After several months of work, I'm excited to present a way for OpenGL and Vulkan applications to talk to each other when using Mesa.

Quoting from Khronos's own website, Vulkan promises to be a "new generation graphics and compute API that provides high-efficiency, cross-platform access to modern GPUs". However, as with all new API's, rewrites of any graphics applications leveraging Vulkan are going to be slow process. And not all applications might want to make the switch.

Since Vulkan offers higher efficiency and features missing in OpenGL, an application developer could however choose to rewrite performance critical sections in Vulkan, while keeping other parts in OpenGL for the sake of convenience. This would need a way for OpenGL and Vulkan to talk to each other. As of late 2016, this was formalized in the EXT_external_objects spec that defines primitives for exchanging buffers and synchronization primitives between OpenGL and Vulkan.

Mesa <3 EXT_external_objects

For the past several months Collabora has been working on bringing this functionality to Intel drivers for use by Chromium OS in collaboration with other stakeholders in Mesa.

The Iris driver, supporting modern Intel GPUs using Mesa's Gallium framework, first received this support thanks to work from Igalia. This was then followed by support for the i965 driver, supporting older Intel GPUs thanks to work done by Collabora.

The very first steps to really get this extension off the ground was to extend piglit tests to be able to confidently push forward feature work on the driver side. Eleni Maria Stea has a excellent series of blog posts covering this work that I highly recommend checking out to fully understand how the spec works from a applications point of view (a word of caution: it is a 10 part series).

Once that was underway, the Iris driver was extended to support the new EXT_external_objects spec. The ongoing merge request for that can be found over here. Having understood all of the above over the course of a few weeks, it was time for me to begin implementing the equivalent for the i965 side of things. The only major hiccup being that i965 does not make use of the Gallium framework within Mesa that most modern drivers end up using. This meant translating concepts back and forth between the Gallium and pre-Gallium world. While tedious, it was a great learning experience to be able to dive into both architectures. Eventually, I opened a equivalent merge request for i965. A special shout out to Eleni, Tapani Pälli and Faith Ekstrand for paving the way for me to be able to put this together.
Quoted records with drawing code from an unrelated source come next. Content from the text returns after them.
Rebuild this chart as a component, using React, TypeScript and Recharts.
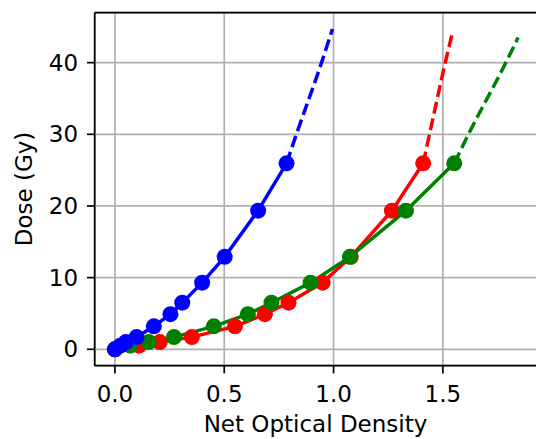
import React from 'react';
import { ComposedChart, Line, XAxis, YAxis, CartesianGrid, ReferenceLine, Label } from 'recharts';

// Measured doses (Gy), shared by the three channels
const doses = [0, 0.5, 1.0, 1.7, 3.2, 4.9, 6.5, 9.3, 12.9, 19.35, 25.95];

// Net optical density per channel
const blueOD = [0, 0.025, 0.05, 0.099, 0.178, 0.254, 0.308, 0.399, 0.502, 0.655, 0.785];
const redOD = [0, 0.11, 0.205, 0.352, 0.549, 0.686, 0.794, 0.95, 1.079, 1.267, 1.41];
const greenOD = [0, 0.07, 0.155, 0.27, 0.452, 0.608, 0.716, 0.895, 1.075, 1.331, 1.552];

// Extrapolated fit curves (dashed)
const blueExtX = [0.785, 0.83, 0.945, 0.995];
const blueExtY = [25.95, 30, 40, 44.7];
const redExtX = [1.41, 1.439, 1.511, 1.544];
const redExtY = [25.95, 30, 40, 44.2];
const greenExtX = [1.552, 1.617, 1.788, 1.844];
const greenExtY = [25.95, 30, 40, 43.5];

const xTicks = [0, 0.5, 1.0, 1.5];
const yTicks = [0, 10, 20, 30, 40];

const X_MIN = -0.0925;
const X_MAX = 1.9425;
const Y_MIN = -2.29;
const Y_MAX = 46.97;

const zip = (xs: number[], ys: number[]) => xs.map((x, i) => ({ x, y: ys[i] }));

const blueData = zip(blueOD, doses);
const redData = zip(redOD, doses);
const greenData = zip(greenOD, doses);
const blueExt = zip(blueExtX, blueExtY);
const redExt = zip(redExtX, redExtY);
const greenExt = zip(greenExtX, greenExtY);

const FONT = 'DejaVu Sans';
const tickStyle = { fill: '#000', fontSize: 23, fontFamily: FONT };

const series = [
  { key: 'red', color: '#ff0000', data: redData, ext: redExt },
  { key: 'green', color: '#008000', data: greenData, ext: greenExt },
  { key: 'blue', color: '#0000ff', data: blueData, ext: blueExt },
];

export default function App() {
  return (
    <div style={{ position: 'absolute', left: 0, top: 0, width: 536, height: 439, overflow: 'hidden', background: '#fff' }}>
      <ComposedChart width={545} height={439} margin={{ top: 12.7, right: 5.4, bottom: 0, left: 0 }}>
        <CartesianGrid stroke="#b0b0b0" strokeWidth={1.7} />
        <XAxis
          type="number"
          dataKey="x"
          domain={[X_MIN, X_MAX]}
          allowDataOverflow
          ticks={xTicks}
          tickFormatter={(v: number) => v.toFixed(1)}
          height={73.3}
          tickSize={7.7}
          tickMargin={12}
          tick={tickStyle}
          axisLine={{ stroke: '#000', strokeWidth: 1.7 }}
          tickLine={{ stroke: '#000', strokeWidth: 1.7 }}
        >
          <Label
            content={() => (
              <text x={315.5} y={431.5} textAnchor="middle" fontSize={23} fontFamily={FONT} fill="#000">
                Net Optical Density
              </text>
            )}
          />
        </XAxis>
        <YAxis
          type="number"
          domain={[Y_MIN, Y_MAX]}
          allowDataOverflow
          ticks={yTicks}
          width={94.7}
          tickSize={7.7}
          tickMargin={8.9}
          tick={tickStyle}
          axisLine={{ stroke: '#000', strokeWidth: 1.7 }}
          tickLine={{ stroke: '#000', strokeWidth: 1.7 }}
        >
          <Label
            content={() => (
              <text
                x={31.7}
                y={189}
                transform="rotate(-90 31.7 189)"
                textAnchor="middle"
                fontSize={23}
                fontFamily={FONT}
                fill="#000"
              >
                Dose (Gy)
              </text>
            )}
          />
        </YAxis>
        <ReferenceLine y={Y_MAX} stroke="#000" strokeWidth={1.7} />
        {series.map((s) => (
          <Line
            key={s.key + '-ext'}
            data={s.ext}
            dataKey="y"
            type="monotone"
            stroke={s.color}
            strokeWidth={3.5}
            strokeDasharray="12 5"
            dot={false}
            activeDot={false}
            isAnimationActive={false}
          />
        ))}
        {series.map((s) => (
          <Line
            key={s.key}
            data={s.data}
            dataKey="y"
            type="linear"
            stroke={s.color}
            strokeWidth={3.5}
            dot={{ r: 8, fill: s.color, stroke: s.color, strokeWidth: 0 }}
            activeDot={false}
            isAnimationActive={false}
          />
        ))}
      </ComposedChart>
    </div>
  );
}
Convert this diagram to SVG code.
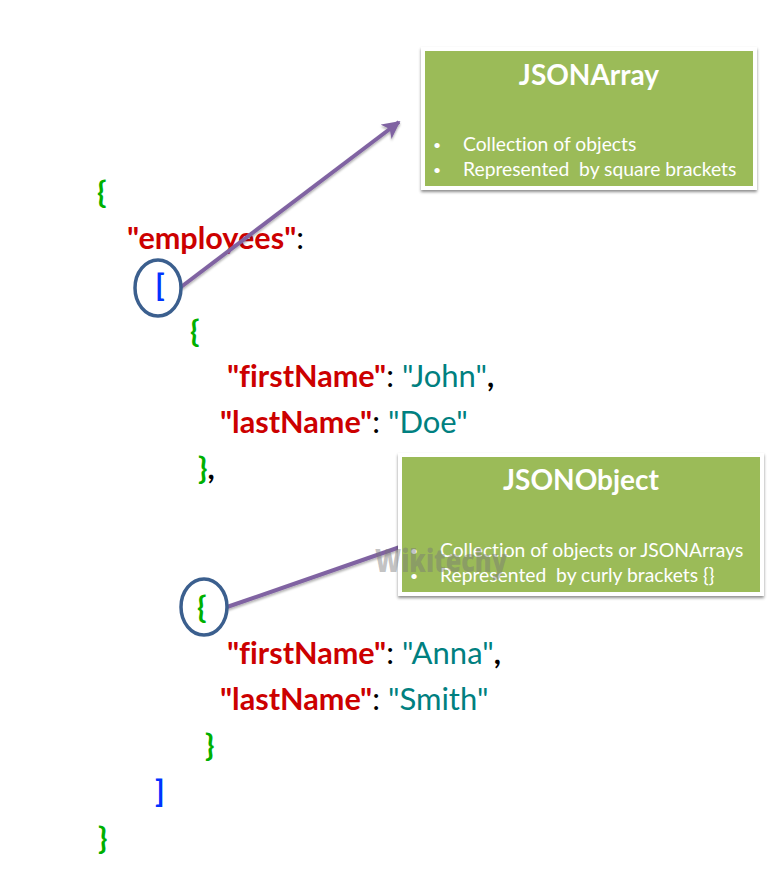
<svg xmlns="http://www.w3.org/2000/svg" width="784" height="886" viewBox="0 0 784 886">
<defs>
<style>
text{font-family:Lato,"Open Sans",sans-serif;font-variant-ligatures:none;white-space:pre}
.k{font-size:30.6px;font-weight:700;fill:#cc0000}
.s{font-size:31px;fill:#008080}
.p{font-size:31px;fill:#000}
.c2{font-size:31px;font-weight:700;fill:#000}
.g{font-size:31px;font-weight:700;fill:#00b000}
.b{font-size:31px;font-weight:700;fill:#0033ff}
.box{fill:#9bbb59;stroke:#fff;stroke-width:4}
.t{font-size:28px;font-weight:700;fill:#fff;text-anchor:middle}
.l{font-size:19.3px;fill:#fff}
.d{font-size:14px;fill:#fff}
.ring{fill:none;stroke:#3b5f8e;stroke-width:3.5}
.c{fill:none;stroke:#8064a2;stroke-width:4;filter:url(#ls)}
</style>
<filter id="sh" x="-5%" y="-10%" width="110%" height="125%"><feDropShadow dx="0" dy="2" stdDeviation="1.5" flood-color="#000" flood-opacity="0.45"/></filter>
<filter id="ls" x="-5%" y="-5%" width="110%" height="115%"><feDropShadow dx="0" dy="2" stdDeviation="1" flood-color="#000" flood-opacity="0.3"/></filter>
<marker id="arr" viewBox="0 0 10 10" refX="9" refY="5" markerWidth="4.5" markerHeight="4.5" orient="auto"><path d="M0 0L10 5L0 10L2.5 5Z" fill="#8064a2"/></marker>
</defs>
<rect width="784" height="886" fill="#fff"/>
<g id="code">
<text class="g" x="97" y="203">{</text>
<text x="127" y="249"><tspan class="k">"employees"</tspan><tspan class="p">:</tspan></text>
<text class="b" x="155" y="296">[</text>
<text class="g" x="190" y="342">{</text>
<text x="227" y="387"><tspan class="k">"firstName"</tspan><tspan class="p">: </tspan><tspan class="s">"John"</tspan><tspan class="c2">,</tspan></text>
<text x="220" y="433"><tspan class="k">"lastName"</tspan><tspan class="p">: </tspan><tspan class="s">"Doe"</tspan></text>
<text x="198" y="479"><tspan class="g">}</tspan><tspan class="c2">,</tspan></text>
<text class="g" x="197" y="618">{</text>
<text x="227" y="664"><tspan class="k">"firstName"</tspan><tspan class="p">: </tspan><tspan class="s">"Anna"</tspan><tspan class="c2">,</tspan></text>
<text x="220" y="710"><tspan class="k">"lastName"</tspan><tspan class="p">: </tspan><tspan class="s">"Smith"</tspan></text>
<text class="g" x="205" y="756">}</text>
<text class="b" x="155" y="802">]</text>
<text class="g" x="98" y="849">}</text>
</g>
<g id="connectors">
<path class="c" d="M181 287L399 122" marker-end="url(#arr)"/>
<path class="c" d="M227 607L400 547"/>
</g>
<g id="ring-array"><ellipse class="ring" cx="158" cy="288" rx="23" ry="28"/></g>
<g id="ring-object"><ellipse class="ring" cx="204" cy="607" rx="23" ry="28"/></g>
<g id="jsonarray">
<rect class="box" x="423" y="49" width="332" height="139" filter="url(#sh)"/>
<text class="t" x="589" y="85">JSONArray</text>
<text class="d" x="433" y="150">•</text><text class="l" x="463" y="151">Collection of objects</text>
<text class="d" x="433" y="175">•</text><text class="l" x="463" y="176">Represented  by square brackets</text>
</g>
<g id="jsonobject">
<rect class="box" x="400" y="455" width="362" height="139" filter="url(#sh)"/>
<text class="t" x="581" y="490">JSONObject</text>
<text class="d" x="410" y="556">•</text><text class="l" x="440" y="557">Collection of objects or JSONArrays</text>
<text class="d" x="410" y="581">•</text><text class="l" x="440" y="582">Represented  by curly brackets {}</text>
</g>
<text id="watermark" x="375" y="572" font-size="31" font-weight="900" fill="#777" fill-opacity="0.45" style="font-family:'Open Sans',sans-serif" textLength="132" lengthAdjust="spacingAndGlyphs">Wikitechy</text>
</svg>
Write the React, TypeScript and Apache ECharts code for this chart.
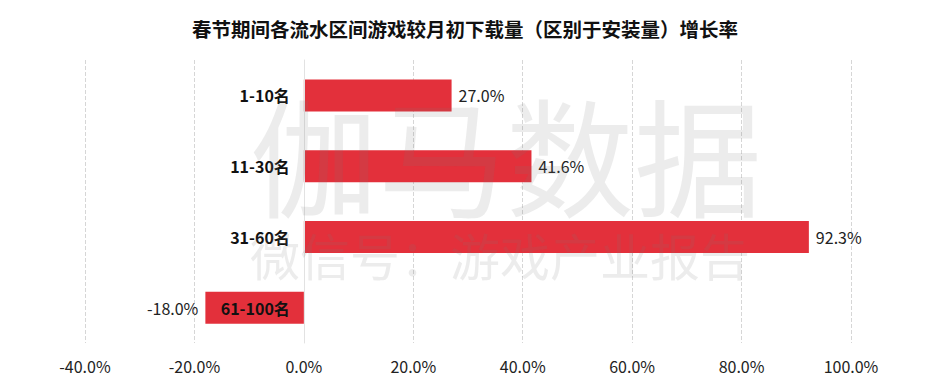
import React, { useEffect, useRef } from "react";
import * as echarts from "echarts";

const title = "春节期间各流水区间游戏较月初下载量（区别于安装量）增长率";
const categories = ["1-10名", "11-30名", "31-60名", "61-100名"];
const growth = [27.0, 41.6, 92.3, -18.0];
const xMin = -40;
const xMax = 100;
const xInterval = 20;
const watermarkMain = "伽马数据";
const watermarkSub = "微信号：游戏产业报告";

const FONT = "'Noto Sans CJK SC', 'Noto Sans', sans-serif";
const W = 930;
const H = 390;
const GRID_LEFT = 85;
const GRID_RIGHT = 79;

export default function App() {
  const ref = useRef<HTMLDivElement>(null);
  useEffect(() => {
    if (!ref.current) return;
    const chart = echarts.init(ref.current, undefined, { renderer: "svg" });
    const gridWidth = W - GRID_LEFT - GRID_RIGHT;
    const zeroOffset = -((0 - xMin) / (xMax - xMin)) * gridWidth;
    chart.setOption({
      animation: false,
      backgroundColor: "#ffffff",
      textStyle: { fontFamily: FONT },
      title: {
        text: title,
        left: "center",
        top: 14,
        textStyle: { fontFamily: FONT, fontSize: 19.5, fontWeight: "bold", color: "#111" },
      },
      grid: { left: GRID_LEFT, right: GRID_RIGHT, top: 60, bottom: 47, containLabel: false },
      xAxis: {
        type: "value",
        min: xMin,
        max: xMax,
        interval: xInterval,
        axisLine: { show: false },
        axisTick: { show: false },
        axisLabel: {
          formatter: (v: number) => v.toFixed(1) + "%",
          fontFamily: FONT,
          fontSize: 16,
          color: "#222",
          margin: 15,
        },
        splitLine: { show: true, lineStyle: { type: "dashed", color: "#d6d6d6", width: 1 } },
      },
      yAxis: {
        type: "category",
        data: categories,
        inverse: true,
        position: "left",
        offset: zeroOffset,
        z: 10,
        axisLine: { show: true, onZero: false, lineStyle: { color: "#e2e2e2", width: 1 } },
        axisTick: { show: false },
        axisLabel: {
          fontFamily: FONT,
          fontSize: 16,
          fontWeight: "bold",
          color: "#111",
          margin: 14,
          hideOverlap: false,
        },
      },
      series: [
        {
          type: "bar",
          z: 2,
          barWidth: 32,
          itemStyle: { color: "#e3303b" },
          data: growth.map((v) => ({
            value: v,
            label: {
              show: true,
              position: v >= 0 ? "right" : "left",
              distance: 7,
              formatter: (p: any) => Number(p.value).toFixed(1) + "%",
              fontFamily: FONT,
              fontSize: 16,
              color: "#222",
            },
          })),
        },
      ],
      graphic: [
        {
          type: "text",
          left: 250,
          top: 88,
          z: 100,
          silent: true,
          style: {
            text: watermarkMain,
            fontFamily: FONT,
            fontSize: 128,
            fill: "rgba(120,120,120,0.14)",
          },
        },
        {
          type: "text",
          left: 250,
          top: 229,
          z: 100,
          silent: true,
          style: {
            text: watermarkSub,
            fontFamily: FONT,
            fontSize: 50,
            fill: "rgba(120,120,120,0.14)",
          },
        },
      ],
    });
    return () => chart.dispose();
  }, []);
  return (
    <div
      ref={ref}
      style={{ position: "absolute", left: 0, top: 0, width: W, height: H }}
    />
  );
}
As noted in the MR's, excepting depth/stencil buffer support, this should now be feature complete!

Emulating OpenGL features

VirGL is a project that allows for creating a virtual 3D GPU for use inside virtual machines, which enables the guest operating system to use the capabilities of the host GPU to accelerate 3D rendering.

Getting this functionality merged into Mesa would allow VirGL guests to be able to create buffers with a persistent mapping by allocating the buffer storage through GBM on hosts that do not support ARB_Buffer_Storage, and importing them into VirGL.

The road ahead

Implementing this feature allows application developers to be able to use Vulkan for their rendering needs while using OpenGL for everything else and while piglit tests pass, they are by no means a real world usecase. We're finding corner cases when running first class applications that make use of this new feature, allowing us to expand our test coverage and make the code more robust. I'd like to encourage application developers to try out this new feature and report their findings on the merge requests to help the Mesa community make the drivers more robust.

Bringing this feature to i965 and Iris allows Mesa to keep being a competitive player in the graphics world and merging this feature in allows for a very exciting future!